++++ DATA BLOCK ++++

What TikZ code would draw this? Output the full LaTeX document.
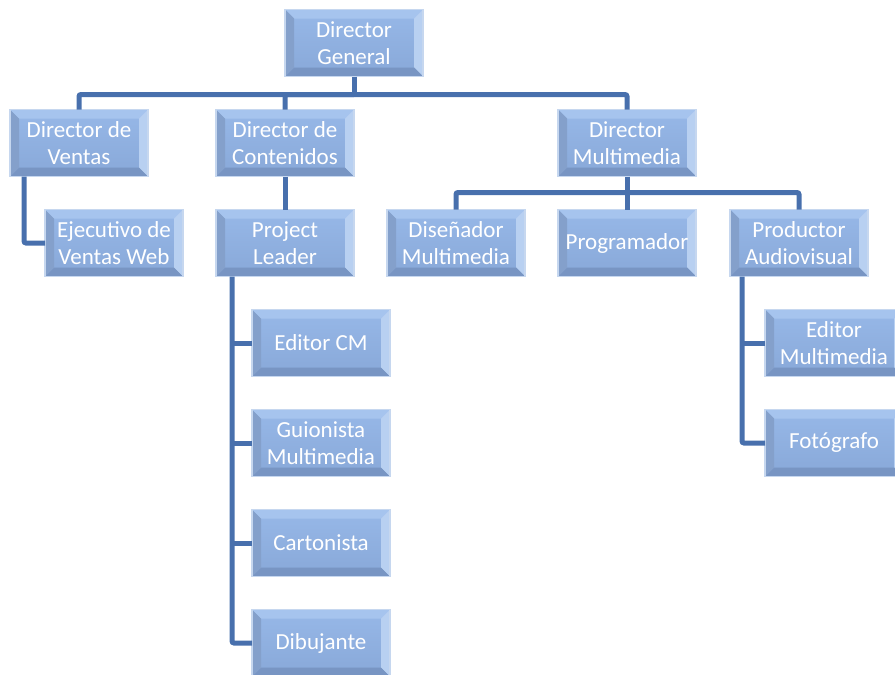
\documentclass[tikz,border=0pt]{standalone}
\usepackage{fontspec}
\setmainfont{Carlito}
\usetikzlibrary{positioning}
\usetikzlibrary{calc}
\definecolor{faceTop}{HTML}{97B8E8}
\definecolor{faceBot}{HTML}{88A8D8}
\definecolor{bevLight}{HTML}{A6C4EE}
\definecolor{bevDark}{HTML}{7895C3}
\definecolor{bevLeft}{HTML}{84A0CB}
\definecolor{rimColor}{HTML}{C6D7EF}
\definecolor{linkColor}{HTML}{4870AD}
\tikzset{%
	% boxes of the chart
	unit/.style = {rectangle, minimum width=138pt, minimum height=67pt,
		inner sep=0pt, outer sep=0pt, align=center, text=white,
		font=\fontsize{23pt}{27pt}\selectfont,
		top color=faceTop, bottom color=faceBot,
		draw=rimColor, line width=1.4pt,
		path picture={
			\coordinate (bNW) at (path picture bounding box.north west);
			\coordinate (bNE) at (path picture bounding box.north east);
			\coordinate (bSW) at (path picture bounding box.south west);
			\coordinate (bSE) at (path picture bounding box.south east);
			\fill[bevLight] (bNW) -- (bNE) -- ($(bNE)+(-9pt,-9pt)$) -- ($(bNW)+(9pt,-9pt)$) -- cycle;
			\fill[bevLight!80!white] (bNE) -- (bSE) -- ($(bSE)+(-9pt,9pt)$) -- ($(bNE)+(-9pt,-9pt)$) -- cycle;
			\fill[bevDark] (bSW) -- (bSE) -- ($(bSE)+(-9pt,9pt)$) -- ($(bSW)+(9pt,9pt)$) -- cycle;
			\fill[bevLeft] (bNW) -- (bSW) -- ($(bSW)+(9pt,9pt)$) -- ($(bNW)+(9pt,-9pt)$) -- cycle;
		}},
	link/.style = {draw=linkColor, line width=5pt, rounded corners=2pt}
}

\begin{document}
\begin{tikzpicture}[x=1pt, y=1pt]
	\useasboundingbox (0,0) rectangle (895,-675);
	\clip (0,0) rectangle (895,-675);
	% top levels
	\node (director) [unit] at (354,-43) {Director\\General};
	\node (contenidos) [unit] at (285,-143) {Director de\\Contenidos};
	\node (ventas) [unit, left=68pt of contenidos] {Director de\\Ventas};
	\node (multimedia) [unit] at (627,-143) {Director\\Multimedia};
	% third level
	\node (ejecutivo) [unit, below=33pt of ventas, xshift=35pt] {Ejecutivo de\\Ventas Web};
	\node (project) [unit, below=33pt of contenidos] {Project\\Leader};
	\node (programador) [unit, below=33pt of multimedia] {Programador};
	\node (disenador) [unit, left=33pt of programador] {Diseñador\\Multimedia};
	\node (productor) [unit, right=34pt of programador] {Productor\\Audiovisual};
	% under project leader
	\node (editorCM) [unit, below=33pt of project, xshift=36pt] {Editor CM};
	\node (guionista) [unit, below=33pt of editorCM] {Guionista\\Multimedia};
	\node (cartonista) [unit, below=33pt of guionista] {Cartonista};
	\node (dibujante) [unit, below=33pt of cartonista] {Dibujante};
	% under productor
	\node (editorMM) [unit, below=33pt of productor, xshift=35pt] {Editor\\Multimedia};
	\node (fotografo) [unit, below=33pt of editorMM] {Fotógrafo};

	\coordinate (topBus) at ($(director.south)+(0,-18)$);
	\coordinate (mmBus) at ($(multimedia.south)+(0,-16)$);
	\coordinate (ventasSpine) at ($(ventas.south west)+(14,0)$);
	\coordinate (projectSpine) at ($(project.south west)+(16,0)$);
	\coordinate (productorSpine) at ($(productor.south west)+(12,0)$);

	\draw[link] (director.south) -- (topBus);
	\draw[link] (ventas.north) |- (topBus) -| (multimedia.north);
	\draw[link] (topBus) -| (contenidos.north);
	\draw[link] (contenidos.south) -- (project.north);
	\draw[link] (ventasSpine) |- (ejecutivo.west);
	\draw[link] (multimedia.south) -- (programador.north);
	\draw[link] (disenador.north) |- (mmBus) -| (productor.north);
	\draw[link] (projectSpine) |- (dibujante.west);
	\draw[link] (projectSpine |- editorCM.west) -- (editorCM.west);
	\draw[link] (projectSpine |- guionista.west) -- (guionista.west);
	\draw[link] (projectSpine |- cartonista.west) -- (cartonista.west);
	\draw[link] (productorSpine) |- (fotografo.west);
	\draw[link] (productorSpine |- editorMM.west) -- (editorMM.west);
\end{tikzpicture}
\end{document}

++++

AIM OF THE TASK: Repeat the lines above exactly, and keep every picture out.

ANSWER TO THIS TASK:
What TikZ code would draw this? Output the full LaTeX document.
\documentclass[tikz,border=0pt]{standalone}
\usepackage{fontspec}
\setmainfont{Carlito}
\usetikzlibrary{positioning}
\usetikzlibrary{calc}
\definecolor{faceTop}{HTML}{97B8E8}
\definecolor{faceBot}{HTML}{88A8D8}
\definecolor{bevLight}{HTML}{A6C4EE}
\definecolor{bevDark}{HTML}{7895C3}
\definecolor{bevLeft}{HTML}{84A0CB}
\definecolor{rimColor}{HTML}{C6D7EF}
\definecolor{linkColor}{HTML}{4870AD}
\tikzset{%
	% boxes of the chart
	unit/.style = {rectangle, minimum width=138pt, minimum height=67pt,
		inner sep=0pt, outer sep=0pt, align=center, text=white,
		font=\fontsize{23pt}{27pt}\selectfont,
		top color=faceTop, bottom color=faceBot,
		draw=rimColor, line width=1.4pt,
		path picture={
			\coordinate (bNW) at (path picture bounding box.north west);
			\coordinate (bNE) at (path picture bounding box.north east);
			\coordinate (bSW) at (path picture bounding box.south west);
			\coordinate (bSE) at (path picture bounding box.south east);
			\fill[bevLight] (bNW) -- (bNE) -- ($(bNE)+(-9pt,-9pt)$) -- ($(bNW)+(9pt,-9pt)$) -- cycle;
			\fill[bevLight!80!white] (bNE) -- (bSE) -- ($(bSE)+(-9pt,9pt)$) -- ($(bNE)+(-9pt,-9pt)$) -- cycle;
			\fill[bevDark] (bSW) -- (bSE) -- ($(bSE)+(-9pt,9pt)$) -- ($(bSW)+(9pt,9pt)$) -- cycle;
			\fill[bevLeft] (bNW) -- (bSW) -- ($(bSW)+(9pt,9pt)$) -- ($(bNW)+(9pt,-9pt)$) -- cycle;
		}},
	link/.style = {draw=linkColor, line width=5pt, rounded corners=2pt}
}

\begin{document}
\begin{tikzpicture}[x=1pt, y=1pt]
	\useasboundingbox (0,0) rectangle (895,-675);
	\clip (0,0) rectangle (895,-675);
	% top levels
	\node (director) [unit] at (354,-43) {Director\\General};
	\node (contenidos) [unit] at (285,-143) {Director de\\Contenidos};
	\node (ventas) [unit, left=68pt of contenidos] {Director de\\Ventas};
	\node (multimedia) [unit] at (627,-143) {Director\\Multimedia};
	% third level
	\node (ejecutivo) [unit, below=33pt of ventas, xshift=35pt] {Ejecutivo de\\Ventas Web};
	\node (project) [unit, below=33pt of contenidos] {Project\\Leader};
	\node (programador) [unit, below=33pt of multimedia] {Programador};
	\node (disenador) [unit, left=33pt of programador] {Diseñador\\Multimedia};
	\node (productor) [unit, right=34pt of programador] {Productor\\Audiovisual};
	% under project leader
	\node (editorCM) [unit, below=33pt of project, xshift=36pt] {Editor CM};
	\node (guionista) [unit, below=33pt of editorCM] {Guionista\\Multimedia};
	\node (cartonista) [unit, below=33pt of guionista] {Cartonista};
	\node (dibujante) [unit, below=33pt of cartonista] {Dibujante};
	% under productor
	\node (editorMM) [unit, below=33pt of productor, xshift=35pt] {Editor\\Multimedia};
	\node (fotografo) [unit, below=33pt of editorMM] {Fotógrafo};

	\coordinate (topBus) at ($(director.south)+(0,-18)$);
	\coordinate (mmBus) at ($(multimedia.south)+(0,-16)$);
	\coordinate (ventasSpine) at ($(ventas.south west)+(14,0)$);
	\coordinate (projectSpine) at ($(project.south west)+(16,0)$);
	\coordinate (productorSpine) at ($(productor.south west)+(12,0)$);

	\draw[link] (director.south) -- (topBus);
	\draw[link] (ventas.north) |- (topBus) -| (multimedia.north);
	\draw[link] (topBus) -| (contenidos.north);
	\draw[link] (contenidos.south) -- (project.north);
	\draw[link] (ventasSpine) |- (ejecutivo.west);
	\draw[link] (multimedia.south) -- (programador.north);
	\draw[link] (disenador.north) |- (mmBus) -| (productor.north);
	\draw[link] (projectSpine) |- (dibujante.west);
	\draw[link] (projectSpine |- editorCM.west) -- (editorCM.west);
	\draw[link] (projectSpine |- guionista.west) -- (guionista.west);
	\draw[link] (projectSpine |- cartonista.west) -- (cartonista.west);
	\draw[link] (productorSpine) |- (fotografo.west);
	\draw[link] (productorSpine |- editorMM.west) -- (editorMM.west);
\end{tikzpicture}
\end{document}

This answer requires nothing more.